Activation and Inhibition of Biological Function through Design of Novel Protein-Ligand Interactions

Abstract

Virtually every process within a cell involves a protein. They serve as cellular workhorses carrying out functions such as catalysis of essential metabolites, to regulating which genes get turned on or off, to forming the structural scaffolding to retain rigidity of a cell. Proteins form the link between the genetic information encoded in DNA to the observable phenotype of an organism. The way proteins communicate is by direct physical contact with another molecule that alters its shape and dynamics to carry out a particular function. For example, G protein-coupled receptors are membrane imbedded proteins that bind to a small molecule or peptide in the extracellular environment and translate the binding event into an internal signal to regulate processes such as heart rate and even mood. The ability to selectively modulate such fundamental systems offers huge potential with broad applications from the ability to interrogate unknown cellular mechanisms to developing therapeutics when these interactions become aberrant.

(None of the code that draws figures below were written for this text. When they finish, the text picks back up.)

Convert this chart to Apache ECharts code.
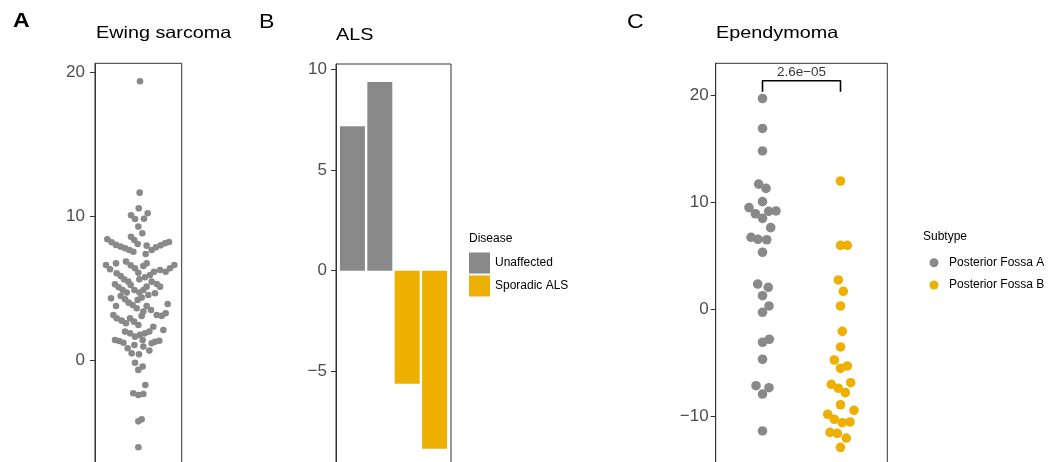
<!DOCTYPE html>
<html><head><meta charset="utf-8">
<script src="https://cdn.jsdelivr.net/npm/echarts@6/dist/echarts.min.js"></script>
<style>html,body{margin:0;padding:0;background:#fff}#c{width:1059px;height:462px}</style>
</head><body><div id="c"></div><script>
// ---- Panel A: Ewing sarcoma (beeswarm positions)
const ewingSwarmX = [1.023,1.018,1.005,0.899,1.129,0.954,1.078,1.0,1.055,0.898,0.944,0.991,
 0.571,0.631,0.691,0.756,0.816,0.876,
 1.424,1.369,1.309,1.244,1.184,1.115,1.101,0.931,
 0.553,0.608,0.691,0.829,0.894,0.954,1.0,1.069,1.115,1.498,1.438,1.378,1.300,1.217,1.161,1.092,1.014,0.700,0.756,0.802,0.862,
 0.677,0.728,0.783,0.839,0.894,0.945,1.014,1.069,1.115,1.184,1.254,1.300,1.230,1.138,1.046,0.991,
 0.622,0.691,0.756,0.816,0.866,0.922,0.977,1.115,1.175,1.254,1.323,1.378,1.406,1.046,1.069,0.654,0.700,0.769,0.829,0.885,0.940,1.0,
 1.346,1.207,1.152,1.092,1.023,0.954,0.885,0.816,0.677,0.733,0.793,0.852,0.908,1.009,1.069,1.152,1.230,1.290,1.184,0.945,1.060,
 0.954,1.0,1.060,1.097,0.930,1.0,1.069,1.0,1.046,1.0];
const ewingActivity = [19.35,11.62,10.53,10.05,10.19,9.79,9.81,9.26,8.80,8.56,8.33,8.05,
 8.38,8.17,7.99,7.87,7.75,7.64,
 8.19,8.10,7.96,7.82,7.64,7.94,7.36,7.52,
 6.60,6.30,6.71,6.83,6.57,6.37,6.06,6.53,6.71,6.60,6.37,6.13,6.25,6.13,5.90,5.74,5.60,6.02,5.83,5.60,5.44,
 5.25,5.05,4.86,4.68,5.21,4.86,4.68,4.86,5.09,5.44,5.28,5.09,4.63,4.51,4.33,4.17,
 4.28,3.75,4.44,4.21,3.98,3.82,3.59,3.75,3.47,3.12,3.06,3.24,3.89,3.06,3.36,3.12,2.89,2.73,2.55,2.89,2.66,2.43,
 2.08,2.31,1.97,1.85,1.74,1.62,1.85,1.97,1.39,1.32,1.20,0.81,0.46,0.39,0.93,0.65,1.27,1.34,1.16,1.04,1.39,
 -0.19,-0.69,-0.46,-1.74,-2.31,-2.43,-2.36,-4.26,-4.12,-6.06];
const ticksA = [0, 10, 20];

// ---- Panel B: ALS
const alsSamples = [1, 2, 3, 4];
const alsDisease = ['Unaffected', 'Unaffected', 'Sporadic ALS', 'Sporadic ALS'];
const alsTGFb = [7.16, 9.36, -5.61, -8.83];
const ticksB = [-10, -5, 0, 5, 10];

// ---- Panel C: Ependymoma
const pfaSwarmX = [1.0,1.0,1.0,0.951,1.045,1.0,0.827,0.908,1.0,1.079,1.173,1.105,0.853,0.942,1.054,1.0,
 0.938,1.074,1.0,1.083,1.0,1.087,1.0,1.0,0.917,1.083,1.0,1.0];
const pfaNFkB = [19.7,16.9,14.8,11.7,11.3,10.06,9.5,8.93,8.5,9.16,9.19,7.63,6.73,6.54,6.5,5.33,
 2.36,2.05,1.27,0.31,-0.28,-2.8,-3.08,-4.67,-7.14,-7.33,-7.92,-11.37];
const pfbSwarmX = [2.0,2.0,2.087,1.972,2.036,2.0,2.023,2.0,1.921,2.087,2.0,2.131,1.882,1.972,2.062,2.0,
 2.173,1.836,1.921,2.023,2.122,1.865,1.959,2.074,2.0];
const pfbNFkB = [11.99,5.98,5.98,2.74,1.68,0.31,-2.06,-3.52,-4.74,-5.3,-5.51,-6.86,-7.01,-7.38,-7.79,-8.92,
 -9.44,-9.81,-10.28,-10.6,-10.53,-11.5,-11.6,-12.03,-12.9];
const pValueLabel = '2.6e\u221205';
const bracketGroups = [1, 2];
const bracketY = [20.34, 21.36];
const ticksC = [-10, 0, 10, 20];

const GREY = '#898989', GOLD = '#EDB000';
const FONT = '"Liberation Sans", Arial, sans-serif';
const zip = (a, b) => a.map((v, i) => [v, b[i]]);
const minusFmt = v => String(v).replace('-', '\u2212');

function yAx(gi, min, max, ticks, margin, tickLen) {
  return {
    type: 'value', gridIndex: gi, min: min, max: max,
    axisLine: {show: true, lineStyle: {color: '#333', width: 1}},
    axisTick: {show: true, length: tickLen, lineStyle: {color: '#333'}, customValues: ticks},
    axisLabel: {color: '#4d4d4d', fontSize: 17, fontFamily: FONT, margin: margin, customValues: ticks, formatter: minusFmt},
    splitLine: {show: false}
  };
}
function xAx(gi, min, max) {
  return {type: 'value', gridIndex: gi, min: min, max: max, show: false, splitLine: {show: false}};
}
const gridBase = {show: true, borderColor: '#333', borderWidth: 1, backgroundColor: 'transparent', containLabel: false, outerBoundsMode: 'none'};

const barsUnaffected = [], barsALS = [];
alsSamples.forEach((s, i) => { (alsDisease[i] === 'Unaffected' ? barsUnaffected : barsALS).push([s, alsTGFb[i]]); });

function txt(x, y, text, size, opts) {
  return Object.assign({type: 'text', x: x, y: y, style: Object.assign({text: text, fontSize: size, fontFamily: FONT, fill: '#000', textVerticalAlign: 'middle'}, (opts && opts.style) || {})}, opts && opts.el || {});
}
const wide = s => ({el: {scaleX: s}});

const chart = echarts.init(document.getElementById('c'), null, {renderer: 'canvas'});
chart.setOption({
  animation: false,
  grid: [
    Object.assign({left: 95, top: 63.3, width: 86.7, height: 440.7}, gridBase),
    Object.assign({left: 336, top: 64, width: 115, height: 408.4}, gridBase),
    Object.assign({left: 715.7, top: 63.3, width: 171.6, height: 460}, gridBase)
  ],
  xAxis: [xAx(0, 0.4, 1.6), xAx(1, 0.4, 4.6), xAx(2, 0.4, 2.6)],
  yAxis: [yAx(0, -10, 20.6, ticksA, 10, 5), yAx(1, -10, 10.25, ticksB, 9, 5), yAx(2, -20, 22.99, ticksC, 7, 5)],
  legend: [
    {data: ['Unaffected', 'Sporadic ALS'], orient: 'vertical', left: 469, top: 252.5, padding: 0, itemGap: 2,
     itemWidth: 21, itemHeight: 21, icon: 'rect', textStyle: {fontSize: 12, fontFamily: FONT, color: '#000'}, selectedMode: false},
    {data: ['Posterior Fossa A', 'Posterior Fossa B'], orient: 'vertical', left: 929.5, top: 256.8, padding: 0, itemGap: 10.2,
     itemWidth: 20, itemHeight: 9, icon: 'circle', textStyle: {fontSize: 12, fontFamily: FONT, color: '#000'}, selectedMode: false}
  ],
  series: [
    {type: 'scatter', name: 'Ewing', xAxisIndex: 0, yAxisIndex: 0, data: zip(ewingSwarmX, ewingActivity),
     symbolSize: 6.6, itemStyle: {color: GREY, opacity: 1}, silent: true},
    {type: 'bar', name: 'Unaffected', xAxisIndex: 1, yAxisIndex: 1, data: barsUnaffected, barWidth: 25, barGap: '-100%',
     itemStyle: {color: GREY}, silent: true},
    {type: 'bar', name: 'Sporadic ALS', xAxisIndex: 1, yAxisIndex: 1, data: barsALS, barWidth: 25, barGap: '-100%',
     itemStyle: {color: GOLD}, silent: true},
    {type: 'scatter', name: 'Posterior Fossa A', xAxisIndex: 2, yAxisIndex: 2, data: zip(pfaSwarmX, pfaNFkB),
     symbolSize: 9.6, itemStyle: {color: GREY, opacity: 1}, silent: true},
    {type: 'scatter', name: 'Posterior Fossa B', xAxisIndex: 2, yAxisIndex: 2, data: zip(pfbSwarmX, pfbNFkB),
     symbolSize: 9.6, itemStyle: {color: GOLD, opacity: 1}, silent: true},
    {type: 'line', name: 'bracket', xAxisIndex: 2, yAxisIndex: 2,
     data: [[bracketGroups[0], bracketY[0]], [bracketGroups[0], bracketY[1]], [bracketGroups[1], bracketY[1]], [bracketGroups[1], bracketY[0]]],
     showSymbol: false, symbol: 'none', lineStyle: {color: '#000', width: 1.6}, silent: true},
    {type: 'scatter', name: 'pvalue', xAxisIndex: 2, yAxisIndex: 2,
     data: [[(bracketGroups[0] + bracketGroups[1]) / 2, bracketY[1]]], symbolSize: 0,
     label: {show: true, position: 'top', distance: 1, formatter: pValueLabel, fontSize: 13.5, fontFamily: FONT, color: '#000'}, silent: true}
  ],
  graphic: [
    txt(13, 21, 'A', 21, {style: {fontWeight: 'bold'}, el: {scaleX: 1.1}}),
    txt(96, 33.5, 'Ewing sarcoma', 16.5, wide(1.2)),
    txt(259, 22, 'B', 21, wide(1.1)),
    txt(336, 35, 'ALS', 16.5, wide(1.2)),
    txt(627, 22, 'C', 21, wide(1.1)),
    txt(716, 33.5, 'Ependymoma', 16.5, wide(1.2)),
    txt(37, 255, 'HH activity (log2odds)', 18, {style: {textAlign: 'center'}, el: {rotation: Math.PI / 2, originX: 37, originY: 255}}),
    txt(279, 267, 'TGF\u03B2 activity (log2odds)', 18, {style: {textAlign: 'center'}, el: {rotation: Math.PI / 2, originX: 279, originY: 267}}),
    txt(645, 266, 'NF\u03BAB activity (log2odds)', 18, {style: {textAlign: 'center'}, el: {rotation: Math.PI / 2, originX: 645, originY: 266}}),
    txt(469, 238.5, 'Disease', 12),
    txt(923, 237, 'Subtype', 12)
  ]
});
</script></body></html>
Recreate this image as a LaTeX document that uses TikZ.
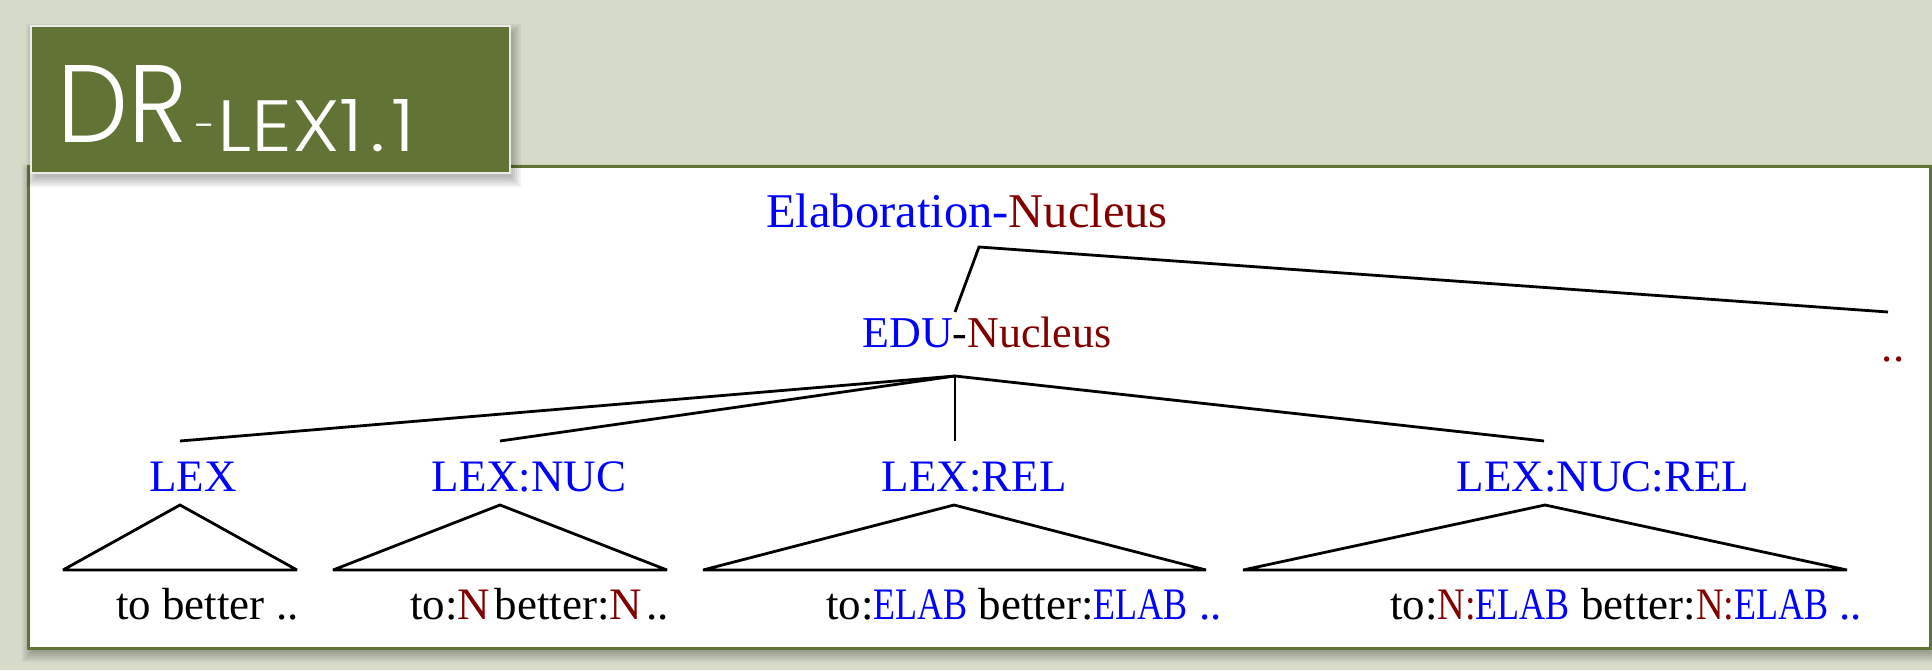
\documentclass[tikz,border=0pt]{standalone}
\usepackage{fontspec}
\usepackage{graphicx}
\setmainfont{Liberation Serif}
\newfontfamily\titlefont{Poppins Light}
\definecolor{pagebg}{RGB}{214,219,201}
\definecolor{olive}{RGB}{98,115,54}
\definecolor{relblue}{RGB}{0,0,255}
\definecolor{nucred}{RGB}{128,0,0}
\newcommand{\nuc}[1]{\textcolor{nucred}{#1}}
\newcommand{\rel}[1]{\textcolor{relblue}{#1}}
% narrow tags inside the leaf strings
\newcommand{\narrowtag}[2]{\scalebox{#1}[1]{#2}}

\begin{document}
\begin{tikzpicture}[x=1pt,y=-1pt,
  treeline/.style={line width=2.8pt, black},
  subtree/.style={treeline, line join=miter, miter limit=3},
  catlabel/.style={anchor=base, inner sep=0pt, text=relblue,
                   font=\fontsize{45}{45}\selectfont},
  leaftext/.style={anchor=base west, inner sep=0pt,
                   font=\fontsize{45}{45}\selectfont},
  titletext/.style={inner sep=0pt, text=white, font=\titlefont\fontsize{100}{100}\selectfont},
  softshadow/.style={fill=black, opacity=0.05}]

% page
\fill[pagebg] (0,0) rectangle (1932,670);
\useasboundingbox (0,0) rectangle (1932,670);

% panel with its shadow
\foreach \r in {-2,0,...,8}
  \fill[softshadow] (28+2-\r,166+6-\r) rectangle (1930+2+\r,648+6+\r);
\draw[fill=white, draw=olive, line width=3pt] (28,166) rectangle (1930,648);

% title box with its shadow
\foreach \r in {-2,0,...,8}
  \fill[softshadow] (31+3-\r,26+6-\r) rectangle (510+3+\r,173+6+\r);
\draw[fill=olive, draw=white!92!black, line width=1.6pt] (31,26) rectangle (510,173);
\node[titletext, anchor=base west] (titleA) at (57,142) {\resizebox{130pt}{77pt}{DR}};
\node[titletext, anchor=center] (titleDash) at (205,132) {\resizebox{20pt}{!}{-}};
\node[titletext, anchor=base west] (titleB) at (217,151)
  {\resizebox{198pt}{52pt}{LEX1\kern0.08em.\kern0.08em1}};

% upper tree
\node[anchor=base, inner sep=0pt, font=\fontsize{48.5}{48.5}\selectfont]
  (elab) at (967,227) {\rel{Elaboration-}\nuc{Nucleus}};
\node[anchor=base, inner sep=0pt, font=\fontsize{44}{44}\selectfont]
  (edu) at (987,347) {\rel{EDU}-\nuc{Nucleus}};
\node[anchor=base, inner sep=0pt, text=nucred, font=\fontsize{45}{45}\selectfont]
  (more) at (1893,361) {..};

\coordinate (elabApex) at (979,247);
\coordinate (eduTop)   at (955,312);
\coordinate (moreTop)  at (1888,312);
\draw[treeline] (eduTop) -- (elabApex) -- (moreTop);

% lower tree
\coordinate (eduApex) at (955,376);
\coordinate (lexTop)  at (180,441);
\coordinate (nucTop)  at (500,441);
\coordinate (relTop)  at (955,441);
\coordinate (nrTop)   at (1544,441);
\draw[treeline] (eduApex) -- (lexTop);
\draw[treeline] (eduApex) -- (nucTop);
\draw[treeline] (eduApex) -- (relTop);
\draw[treeline] (eduApex) -- (nrTop);

\node[catlabel] (lex)   at (193,491)  {LEX};
\node[catlabel] (lexn)  at (529,491)  {LEX:NUC};
\node[catlabel] (lexr)  at (974,491)  {LEX:REL};
\node[catlabel] (lexnr) at (1603,491) {LEX:NUC:REL};

% collapsed subtrees
\draw[subtree] (63,570)   -- (180,505)  -- (297,570)  -- cycle;
\draw[subtree] (333,570)  -- (500,505)  -- (667,570)  -- cycle;
\draw[subtree] (703,570)  -- (954,505)  -- (1206,570) -- cycle;
\draw[subtree] (1243,570) -- (1545,505) -- (1847,570) -- cycle;

% leaf strings
\node[leaftext] (leafA) at (116,619) {to better ..};
\node[leaftext] (leafB) at (410,619)
  {to:\nuc{N}\kern0.1em better:\nuc{N}\kern0.1em ..};
\node[leaftext] (leafC) at (826,619)
  {to:\rel{\narrowtag{0.8}{ELAB}} better:\rel{\narrowtag{0.8}{ELAB} ..}};
\node[leaftext] (leafD) at (1390,619)
  {to:\nuc{\narrowtag{0.85}{N:}}\rel{\narrowtag{0.8}{ELAB}} better:\nuc{\narrowtag{0.85}{N:}}\rel{\narrowtag{0.8}{ELAB} ..}};
\end{tikzpicture}
\end{document}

The scope of this dissertation encompasses determining what properties dictate protein-ligand interactions and the application of these principles to the design of new ones. In particular, chapter 1 covers the design of a molecular switch that is turned on by small molecules. I follow this up in chapter 2 by investigating how to turn off protein function with small molecules in aberrant disease states. In chapter 3 we expand from the world of small molecule ligands to design a protein to turn off function of a protein involved in bacterial pathogenesis.